>> START
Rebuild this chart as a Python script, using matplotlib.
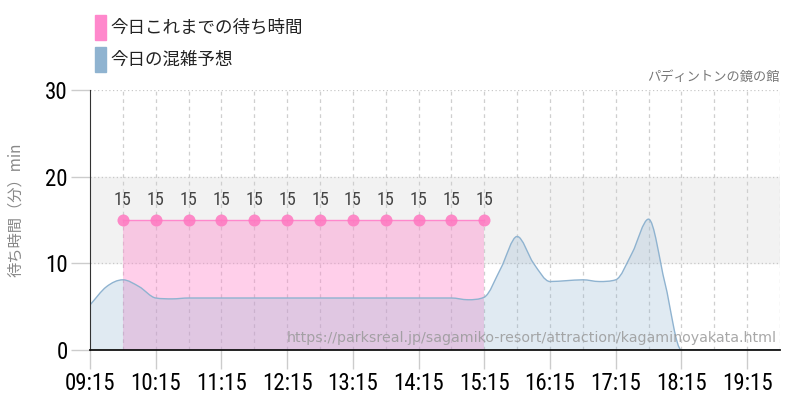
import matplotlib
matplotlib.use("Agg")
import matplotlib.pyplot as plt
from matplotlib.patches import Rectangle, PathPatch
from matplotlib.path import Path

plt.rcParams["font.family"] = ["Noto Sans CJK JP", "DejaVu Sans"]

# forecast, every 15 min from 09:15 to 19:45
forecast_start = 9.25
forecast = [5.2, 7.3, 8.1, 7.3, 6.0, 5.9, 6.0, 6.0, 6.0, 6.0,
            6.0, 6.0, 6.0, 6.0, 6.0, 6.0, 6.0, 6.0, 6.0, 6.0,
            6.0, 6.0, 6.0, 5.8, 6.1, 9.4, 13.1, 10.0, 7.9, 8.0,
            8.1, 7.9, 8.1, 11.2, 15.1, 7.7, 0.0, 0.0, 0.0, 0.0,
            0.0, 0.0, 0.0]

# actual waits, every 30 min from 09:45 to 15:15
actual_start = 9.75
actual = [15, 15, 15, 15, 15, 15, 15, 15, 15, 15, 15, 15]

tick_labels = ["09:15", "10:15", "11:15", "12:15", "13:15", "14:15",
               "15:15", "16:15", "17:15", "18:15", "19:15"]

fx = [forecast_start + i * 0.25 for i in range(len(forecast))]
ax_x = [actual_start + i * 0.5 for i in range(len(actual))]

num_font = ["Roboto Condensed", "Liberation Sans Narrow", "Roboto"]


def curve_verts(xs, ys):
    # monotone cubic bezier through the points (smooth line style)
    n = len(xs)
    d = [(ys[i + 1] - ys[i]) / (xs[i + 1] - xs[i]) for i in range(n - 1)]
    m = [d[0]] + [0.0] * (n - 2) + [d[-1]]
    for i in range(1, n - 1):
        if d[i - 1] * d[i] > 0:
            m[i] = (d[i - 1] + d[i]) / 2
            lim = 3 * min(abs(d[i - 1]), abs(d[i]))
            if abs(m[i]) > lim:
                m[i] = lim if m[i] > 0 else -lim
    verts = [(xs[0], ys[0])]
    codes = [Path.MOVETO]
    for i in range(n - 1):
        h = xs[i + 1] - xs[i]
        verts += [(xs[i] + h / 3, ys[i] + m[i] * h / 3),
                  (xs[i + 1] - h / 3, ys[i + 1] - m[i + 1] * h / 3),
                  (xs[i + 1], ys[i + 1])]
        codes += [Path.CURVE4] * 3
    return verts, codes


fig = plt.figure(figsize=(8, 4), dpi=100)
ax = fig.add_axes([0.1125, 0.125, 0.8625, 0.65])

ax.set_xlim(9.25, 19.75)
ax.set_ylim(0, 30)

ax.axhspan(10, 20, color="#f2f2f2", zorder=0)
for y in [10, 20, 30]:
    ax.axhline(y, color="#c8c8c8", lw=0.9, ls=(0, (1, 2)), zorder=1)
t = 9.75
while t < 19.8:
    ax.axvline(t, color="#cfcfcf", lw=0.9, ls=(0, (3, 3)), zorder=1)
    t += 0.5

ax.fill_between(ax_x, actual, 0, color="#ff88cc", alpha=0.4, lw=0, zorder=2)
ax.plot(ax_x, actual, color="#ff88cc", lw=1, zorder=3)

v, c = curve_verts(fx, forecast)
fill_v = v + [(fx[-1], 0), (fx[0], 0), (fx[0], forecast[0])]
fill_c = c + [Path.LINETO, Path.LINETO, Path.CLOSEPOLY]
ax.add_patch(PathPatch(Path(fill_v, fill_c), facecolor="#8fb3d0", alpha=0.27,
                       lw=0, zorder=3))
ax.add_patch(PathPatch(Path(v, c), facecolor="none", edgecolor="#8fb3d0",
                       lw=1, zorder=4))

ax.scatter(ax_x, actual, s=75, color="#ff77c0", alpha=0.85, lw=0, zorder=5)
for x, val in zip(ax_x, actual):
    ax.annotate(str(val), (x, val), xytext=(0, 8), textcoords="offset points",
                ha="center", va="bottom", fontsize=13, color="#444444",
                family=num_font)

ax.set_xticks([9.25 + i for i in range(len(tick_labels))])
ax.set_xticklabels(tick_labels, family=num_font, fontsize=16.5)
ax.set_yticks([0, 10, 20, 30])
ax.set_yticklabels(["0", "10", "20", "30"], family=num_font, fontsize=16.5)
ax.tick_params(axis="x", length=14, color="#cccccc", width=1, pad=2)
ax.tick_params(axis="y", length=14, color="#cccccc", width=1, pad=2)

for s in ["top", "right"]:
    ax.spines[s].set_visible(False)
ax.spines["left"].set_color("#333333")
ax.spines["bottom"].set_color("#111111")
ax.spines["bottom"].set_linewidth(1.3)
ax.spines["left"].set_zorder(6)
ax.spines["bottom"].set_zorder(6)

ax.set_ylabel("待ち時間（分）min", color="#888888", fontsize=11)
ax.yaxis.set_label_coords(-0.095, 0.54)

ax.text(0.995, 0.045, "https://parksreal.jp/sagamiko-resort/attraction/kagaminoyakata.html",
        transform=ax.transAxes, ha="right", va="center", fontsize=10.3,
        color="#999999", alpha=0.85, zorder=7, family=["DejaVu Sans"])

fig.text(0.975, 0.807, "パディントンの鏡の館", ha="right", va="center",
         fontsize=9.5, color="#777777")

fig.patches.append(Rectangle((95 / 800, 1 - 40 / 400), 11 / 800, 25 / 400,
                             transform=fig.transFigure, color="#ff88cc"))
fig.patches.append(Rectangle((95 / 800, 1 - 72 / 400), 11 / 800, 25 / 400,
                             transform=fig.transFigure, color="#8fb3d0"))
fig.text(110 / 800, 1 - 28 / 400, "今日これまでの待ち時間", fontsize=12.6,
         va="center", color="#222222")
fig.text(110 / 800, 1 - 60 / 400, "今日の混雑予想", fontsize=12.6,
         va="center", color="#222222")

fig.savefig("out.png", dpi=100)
>> END
Extract all lines containing the word "matplotlib".

Rebuild this chart as a Python script, using matplotlib.
import matplotlib
matplotlib.use("Agg")
import matplotlib.pyplot as plt
from matplotlib.patches import Rectangle, PathPatch
from matplotlib.path import Path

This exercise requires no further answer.